Wednesday, January 20, 2016
"There is no longer any such place as home"
Salman Rushdie's analysis of the Wizard of Oz was unique and thought-provoking. I'd never thought about the film in contradiction to its famous slogan: "there's no place like home," but while reading Rushdie's argument, the complicated idea of "home" really resonated with me. In the opening scenes, Kansas is depicted as gray upon gray upon even more gray. It's gloomy and one dimensional and doesn't seem like the kind of place Dorothy would want to return back to after discovering the wonderful technicolor world of Oz, and when she does at the end of the film it's hard to understand why she was so desperate to get home in the first place. I think it's really interesting the way Rushdie hypothesizes that Dorothy's trip through Oz is more of a coming of age tale than anything else.

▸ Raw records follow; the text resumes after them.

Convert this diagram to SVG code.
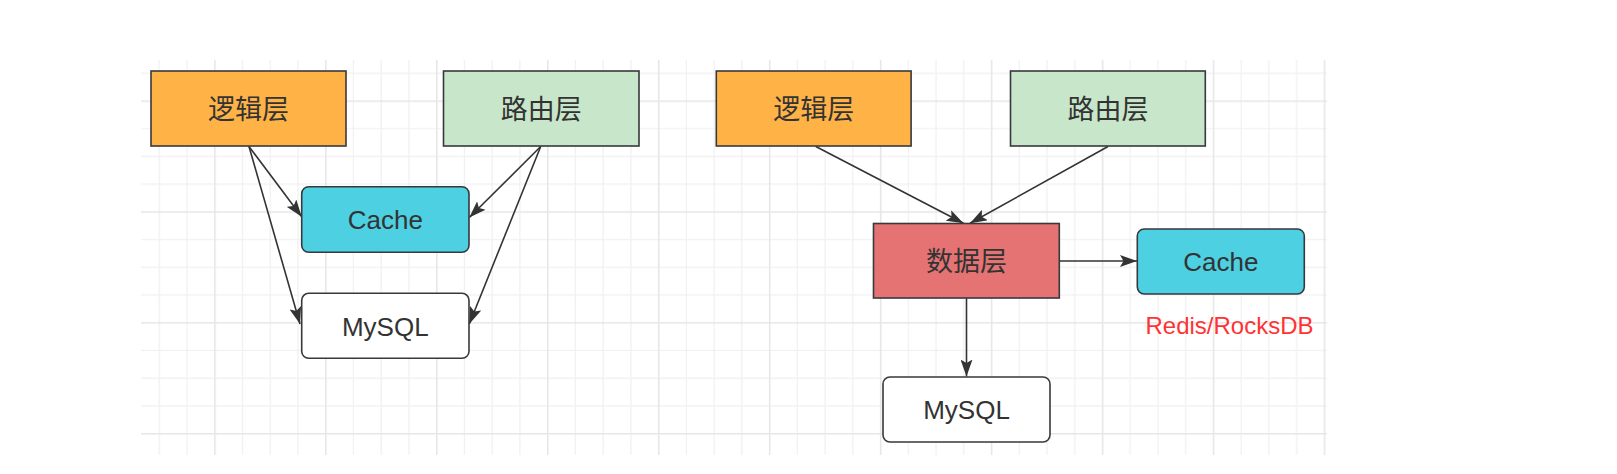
<svg xmlns="http://www.w3.org/2000/svg" width="1617" height="474" viewBox="0 0 1617 474">
  <defs>
    <style>
      .box { stroke: #36393d; stroke-width: 1.6; }
      .cn { font-family: "Liberation Sans", "Noto Sans CJK SC", sans-serif; font-size: 27px; fill: #333333; text-anchor: middle; }
      .en { font-family: "Liberation Sans", "Noto Sans CJK SC", sans-serif; font-size: 26px; fill: #333333; text-anchor: middle; }
      .note { font-family: "Liberation Sans", "Noto Sans CJK SC", sans-serif; font-size: 24px; fill: #ff3333; text-anchor: middle; }
      .edge { stroke: #333333; stroke-width: 1.6; fill: none; marker-end: url(#arrow); }
    </style>
    <marker id="arrow" markerUnits="userSpaceOnUse" markerWidth="17" markerHeight="12" refX="17" refY="6" orient="auto">
      <path d="M0,0 L17,6 L0,12 L3.5,6 Z" fill="#333333"/>
    </marker>
    <pattern id="grid" patternUnits="userSpaceOnUse" x="214.13" y="100.35" width="110.96" height="110.88">
      <rect x="27.74" y="0" width="1.3" height="110.88" fill="#f1f1f1"/>
      <rect x="55.48" y="0" width="1.3" height="110.88" fill="#f1f1f1"/>
      <rect x="83.22" y="0" width="1.3" height="110.88" fill="#f1f1f1"/>
      <rect x="0" y="27.72" width="110.96" height="1.3" fill="#f1f1f1"/>
      <rect x="0" y="55.44" width="110.96" height="1.3" fill="#f1f1f1"/>
      <rect x="0" y="83.16" width="110.96" height="1.3" fill="#f1f1f1"/>
      <rect x="0" y="0" width="1.5" height="110.88" fill="#e6e6e6"/>
      <rect x="0" y="0" width="110.96" height="1.5" fill="#e6e6e6"/>
    </pattern>
  </defs>
  <rect x="0" y="0" width="1617" height="474" fill="#ffffff"/>
  <rect id="grid-bg" x="141" y="60" width="1186" height="395" fill="url(#grid)"/>

  <g id="connectors">
    <path class="edge" d="M249,146.5 L301.7,216.7"/>
    <path class="edge" d="M249,146.5 L300,324"/>
    <path class="edge" d="M540.7,146.5 L469.3,217.5"/>
    <path class="edge" d="M540.7,146.5 L469.3,324"/>
    <path class="edge" d="M815.8,146.5 L963.5,223.3"/>
    <path class="edge" d="M1108,146.5 L970,223.3"/>
    <path class="edge" d="M966.5,298 L966.5,376.5"/>
    <path class="edge" d="M1059.5,261 L1137,261"/>
  </g>

  <g id="left-logic">
    <rect class="box" x="151" y="71" width="195" height="75" fill="#ffb347"/>
    <text class="cn" x="248.5" y="118.5">逻辑层</text>
  </g>
  <g id="left-route">
    <rect class="box" x="443.5" y="71" width="195.5" height="75" fill="#c8e6c9"/>
    <text class="cn" x="541.2" y="118.5">路由层</text>
  </g>
  <g id="left-cache">
    <rect class="box" x="301.7" y="186.7" width="167.3" height="65.6" rx="7" fill="#4dd0e1"/>
    <text class="en" x="385.3" y="228.5">Cache</text>
  </g>
  <g id="left-mysql">
    <rect class="box" x="301.7" y="293.3" width="167.3" height="65" rx="7" fill="#ffffff"/>
    <text class="en" x="385.3" y="335.5">MySQL</text>
  </g>

  <g id="right-logic">
    <rect class="box" x="716.3" y="71" width="194.8" height="75" fill="#ffb347"/>
    <text class="cn" x="813.7" y="118.5">逻辑层</text>
  </g>
  <g id="right-route">
    <rect class="box" x="1010.5" y="71" width="194.8" height="75" fill="#c8e6c9"/>
    <text class="cn" x="1107.9" y="118.5">路由层</text>
  </g>
  <g id="right-data">
    <rect class="box" x="873.5" y="223.5" width="185.8" height="74.5" fill="#e57373"/>
    <text class="cn" x="966.4" y="271">数据层</text>
  </g>
  <g id="right-cache">
    <rect class="box" x="1137.3" y="229" width="167" height="65" rx="7" fill="#4dd0e1"/>
    <text class="en" x="1220.8" y="270.5">Cache</text>
    <text class="note" x="1229.5" y="333.5">Redis/RocksDB</text>
  </g>
  <g id="right-mysql">
    <rect class="box" x="883" y="377" width="167" height="65" rx="7" fill="#ffffff"/>
    <text class="en" x="966.5" y="419">MySQL</text>
  </g>
</svg>
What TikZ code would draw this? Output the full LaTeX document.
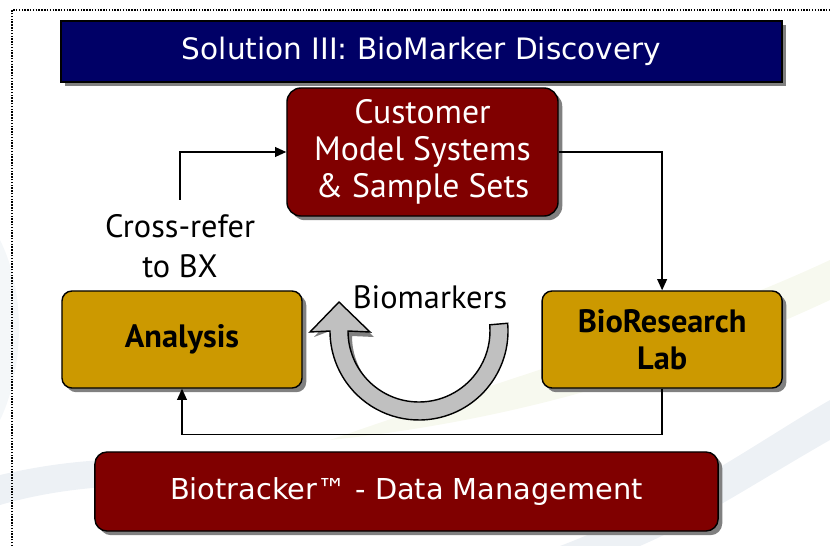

In the beginning she and her "childish" worries are pushed aside by the adults on the farm and it is only when she lands down in Oz that she is treated like an adult-- Rushdie even claims she is treated not only as an adult, but hailed as a heroine. The more we follow Dorothy through Oz, the more we understand the complicated and intricately woven definitions of "home." This is the first time Dorothy has left her childhood home and much like Salman Rushdie wrote, "the truth is once we have left our childhood places and started out to make up our own lives, armed only with what we have and are, we understand that the real secret of the ruby slippers is not that 'there's not place like home' but rather that there is no longer any such places as home: except, of course, for the home we make, or the homes that are made for us, in Oz, which is anywhere, and everywhere, except the place from which we began." As fantastical as the world of Oz is, we all have been to Oz, and walked down our own version of the yellow brick road uncertain of our future. While there may be no place like our very first home, there is always a place to call home.